The amount represents 0.8 percent of the companies' combined total assets, according to the FSC.
"It has also been observed that the maximum loss of the entire financial firms will remain miniscule compared to their assets even under a more severe stress test where the value of their (overseas) properties fall additionally by a large margin," it added.
The FSC reported earlier that out of the total overseas investment, up to 1.3 trillion won may face an event of default (EOD), which refers to an event where a lender may demand full repayment of an outstanding balance before it is due.

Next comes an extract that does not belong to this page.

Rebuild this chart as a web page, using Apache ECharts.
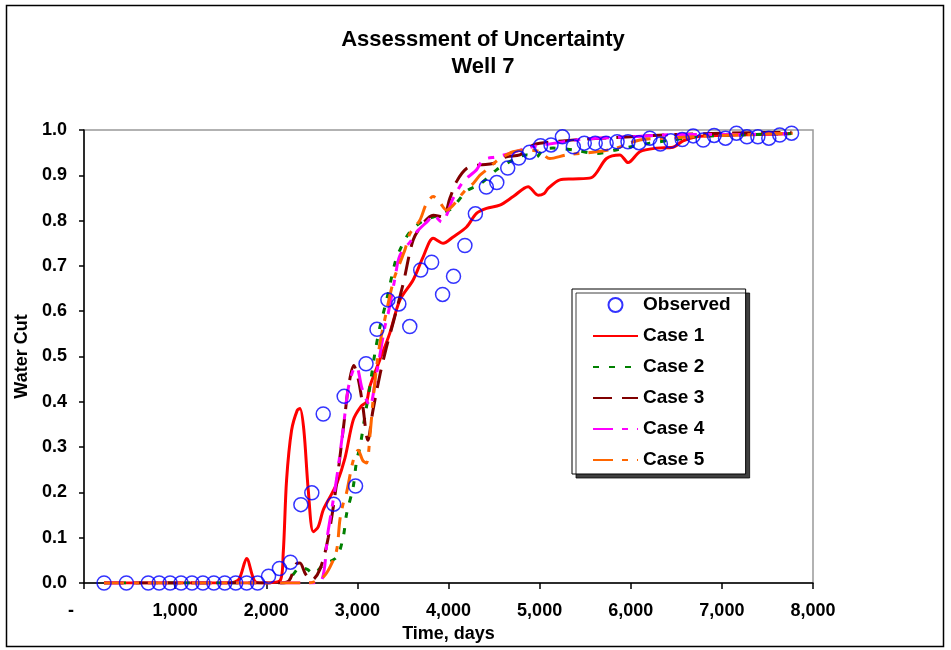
<!DOCTYPE html>
<html>
<head>
<meta charset="utf-8">
<script src="https://cdn.jsdelivr.net/npm/echarts@6/dist/echarts.min.js"></script>
<style>
html,body{margin:0;padding:0;background:#fff;}
#chart{width:951px;height:650px;}
</style>
</head>
<body>
<div id="chart"></div>
<script>
// ---- Data ----
const chartTitle = 'Assessment of Uncertainty';
const chartSubTitle = 'Well 7';
const xAxisName = 'Time, days';
const yAxisName = 'Water Cut';
const seriesNames = ['Observed', 'Case 1', 'Case 2', 'Case 3', 'Case 4', 'Case 5'];

const observedDays = [220,465,705,825,945,1065,1185,1305,1425,1545,1665,1785,1905,
  2025,2145,2265,2380,2500,2625,2740,2855,2980,3095,3215,3335,3455,3575,3695,3815,3935,4055,
  4180,4295,4415,4530,4650,4770,4890,5010,5125,5250,5370,5490,5610,5730,5850,5970,6090,6210,6325,6440,
  6565,6685,6795,6915,7040,7160,7275,7395,7515,7635,7765];
const observedWaterCut = [0,0,0,0,0,0,0,0,0,0,0,0,0,
  0.015,0.032,0.046,0.173,0.199,0.373,0.174,0.412,0.214,0.484,0.560,0.625,0.616,0.566,0.691,0.708,0.637,0.677,
  0.745,0.815,0.874,0.884,0.916,0.938,0.951,0.965,0.967,0.985,0.963,0.971,0.971,0.971,0.974,0.974,0.972,0.982,0.969,0.976,
  0.979,0.987,0.978,0.988,0.982,0.993,0.985,0.985,0.982,0.989,0.993];

const case1Days = [220,1600,1700,1785,1870,1950,2150,2186,2223,2278,2340,2370,2413,2461,2516,2570,2625,2700,2775,2863,2955,3040,3100,3135,3245,3355,3465,3612,3722,3832,3941,4051,4198,4307,4417,4563,4710,4874,4984,5050,5093,5222,5367,5569,5734,5880,5971,6100,6282,6464,6574,6721,7000,7400,7765];
const case1WaterCut = [0,0,0.008,0.054,0.005,0,0.005,0.065,0.227,0.337,0.381,0.385,0.337,0.205,0.113,0.124,0.161,0.19,0.22,0.275,0.36,0.39,0.40,0.433,0.492,0.551,0.624,0.669,0.72,0.761,0.75,0.764,0.786,0.816,0.827,0.834,0.853,0.875,0.856,0.86,0.871,0.89,0.892,0.895,0.937,0.945,0.928,0.952,0.96,0.962,0.976,0.985,0.988,0.99,0.992];

const case2Days = [220,2200,2300,2370,2450,2520,2625,2772,2844,2882,2954,2992,3028,3082,3137,3192,3247,3320,3412,3466,3576,3722,3832,3941,4051,4198,4344,4527,4710,4856,4960,5039,5148,5400,5624,5861,6209,6464,6684,7000,7765];
const case2WaterCut = [0,0,0.02,0.035,0.03,0.02,0.04,0.057,0.101,0.153,0.212,0.271,0.3,0.367,0.433,0.507,0.565,0.624,0.706,0.735,0.775,0.8,0.808,0.815,0.83,0.865,0.88,0.912,0.934,0.945,0.94,0.957,0.96,0.955,0.948,0.957,0.971,0.978,0.985,0.988,0.992];

const case3Days = [220,2150,2250,2333,2370,2430,2497,2589,2680,2772,2863,2900,2960,3010,3060,3115,3170,3250,3320,3400,3503,3612,3722,3832,3941,4015,4088,4198,4344,4490,4636,4783,4929,5002,5500,6000,6500,7000,7765];
const case3WaterCut = [0,0,0.005,0.043,0.044,0.02,0.006,0.03,0.1,0.22,0.37,0.43,0.48,0.45,0.39,0.315,0.38,0.462,0.521,0.58,0.661,0.757,0.794,0.812,0.808,0.849,0.886,0.915,0.923,0.926,0.941,0.945,0.967,0.971,0.98,0.985,0.99,0.993,0.995];

const case4Days = [220,2400,2589,2680,2772,2844,2900,2954,2990,3050,3100,3137,3200,3302,3338,3412,3466,3594,3650,3777,3832,3924,4051,4161,4307,4380,4527,4673,4856,5039,5500,6000,6500,7000,7765];
const case4WaterCut = [0,0,0.002,0.116,0.23,0.34,0.43,0.47,0.477,0.43,0.404,0.39,0.45,0.566,0.595,0.672,0.723,0.757,0.775,0.8,0.812,0.797,0.849,0.886,0.912,0.934,0.941,0.948,0.96,0.967,0.98,0.985,0.99,0.99,0.992];

const case5Days = [220,2400,2515,2625,2699,2772,2808,2844,2882,2954,3009,3060,3100,3140,3180,3240,3320,3400,3466,3521,3576,3686,3759,3832,3905,3978,4051,4125,4198,4271,4344,4417,4490,4563,4636,4710,4856,5002,5112,5295,5624,5844,6100,6392,7000,7778];
const case5WaterCut = [0,0,0.002,0.013,0.035,0.072,0.139,0.175,0.2,0.27,0.293,0.27,0.265,0.33,0.42,0.52,0.6,0.67,0.706,0.735,0.771,0.801,0.838,0.853,0.84,0.823,0.834,0.853,0.87,0.882,0.9,0.912,0.925,0.937,0.945,0.952,0.956,0.952,0.937,0.945,0.952,0.96,0.978,0.982,0.988,0.993];

// ---- Build chart ----
const FONT = "'Liberation Sans', Arial, sans-serif";
function pairs(xs, ys) { return xs.map((x, i) => [x, ys[i]]); }

const caseStyles = [
  {color: '#FF0000', type: 'solid'},
  {color: '#008000', type: [6, 10]},
  {color: '#800000', type: [19, 10]},
  {color: '#FF00FF', type: [20, 9, 6, 9]},
  {color: '#FF6600', type: [20, 9, 6, 9]}
];
const caseData = [
  pairs(case1Days, case1WaterCut),
  pairs(case2Days, case2WaterCut),
  pairs(case3Days, case3WaterCut),
  pairs(case4Days, case4WaterCut),
  pairs(case5Days, case5WaterCut)
];

const series = [{
  name: seriesNames[0],
  type: 'scatter',
  data: pairs(observedDays, observedWaterCut),
  symbol: 'circle',
  symbolSize: 14,
  itemStyle: {color: 'rgba(255,255,255,0)', borderColor: '#0000FF', borderWidth: 1.5},
  z: 3
}];
caseData.forEach((d, i) => {
  series.push({
    name: seriesNames[i + 1],
    type: 'line',
    data: d,
    smooth: 0.3,
    symbol: 'none',
    showSymbol: false,
    lineStyle: {color: caseStyles[i].color, width: 3, type: caseStyles[i].type},
    itemStyle: {color: caseStyles[i].color},
    z: 2
  });
});

const legendData = seriesNames.map((n, i) => i === 0 ? {name: n} :
  {name: n, itemStyle: {color: 'rgba(0,0,0,0)', borderColor: 'rgba(0,0,0,0)', borderWidth: 0, opacity: 0}});

const chart = echarts.init(document.getElementById('chart'), null, {renderer: 'canvas'});
chart.setOption({
  animation: false,
  backgroundColor: '#ffffff',
  textStyle: {fontFamily: FONT},
  title: {
    text: chartTitle + '\n' + chartSubTitle,
    left: 478,
    top: 21,
    textAlign: 'center',
    textStyle: {fontFamily: FONT, fontWeight: 'bold', fontSize: 22, color: '#000', lineHeight: 27}
  },
  graphic: [{
    type: 'rect',
    shape: {x: 6.5, y: 5.5, width: 937, height: 641},
    style: {fill: 'none', stroke: '#000', lineWidth: 1.5},
    silent: true, z: -1
  }],
  grid: {
    left: 84, top: 130, width: 729, height: 453,
    show: true, borderColor: '#999999', borderWidth: 1.5, backgroundColor: 'transparent',
    containLabel: false, outerBoundsMode: 'none'
  },
  legend: {
    data: legendData,
    orient: 'vertical',
    left: 572, top: 289,
    itemWidth: 45, itemHeight: 14, itemGap: 11,
    padding: [6, 15, 4, 20],
    backgroundColor: '#ffffff',
    borderColor: '#000000', borderWidth: 1,
    shadowColor: 'rgba(0,0,0,0.75)', shadowOffsetX: 4, shadowOffsetY: 4, shadowBlur: 0,
    textStyle: {fontFamily: FONT, fontWeight: 'bold', fontSize: 19, color: '#000', lineHeight: 20}
  },
  xAxis: {
    type: 'value', min: 0, max: 8000, interval: 1000,
    name: xAxisName, nameLocation: 'middle', nameGap: 38,
    nameTextStyle: {fontFamily: FONT, fontWeight: 'bold', fontSize: 18, color: '#000'},
    axisLine: {show: true, onZero: false, lineStyle: {color: '#000', width: 1.5}},
    axisTick: {show: true, inside: false, length: 6, lineStyle: {color: '#000', width: 1.5}},
    axisLabel: {
      margin: 19, color: '#000', fontFamily: FONT, fontWeight: 'bold', fontSize: 18,
      formatter: v => v === 0 ? '{z|-}' : v.toLocaleString('en-US'),
      rich: {z: {fontFamily: FONT, fontWeight: 'bold', fontSize: 18, color: '#000', padding: [0, 26, 0, 0]}}
    },
    splitLine: {show: false}
  },
  yAxis: {
    type: 'value', min: 0, max: 1, interval: 0.1,
    name: yAxisName, nameLocation: 'middle', nameGap: 52, nameRotate: 90,
    nameTextStyle: {fontFamily: FONT, fontWeight: 'bold', fontSize: 18, color: '#000'},
    axisLine: {show: true, onZero: false, lineStyle: {color: '#000', width: 1.5}},
    axisTick: {show: true, inside: false, length: 5, lineStyle: {color: '#000', width: 1.5}},
    axisLabel: {
      margin: 17, color: '#000', fontFamily: FONT, fontWeight: 'bold', fontSize: 18,
      formatter: v => v.toFixed(1)
    },
    splitLine: {show: false}
  },
  series: series
});
</script>
</body>
</html>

Kim noted that the potential loss from overseas investment may not trigger a systematic risk here, but said the financial regulator will closely monitor the possibility of any future loss and the financial firms' preparations since "exposure to overseas risks may cause concerns over the financial soundness of individual firms."
Monday's meeting also reviewed local securities firms' foreign currency liquidity ratio and confirmed that they continue to maintain a stable level, according to the FSC.
"As a result of the review, the foreign currency liquidity currently maintained by securities firms has been determined to be adequate to safely deal with any contingency even under a scenario where all overseas (stock) indexes fall at the same time," it said.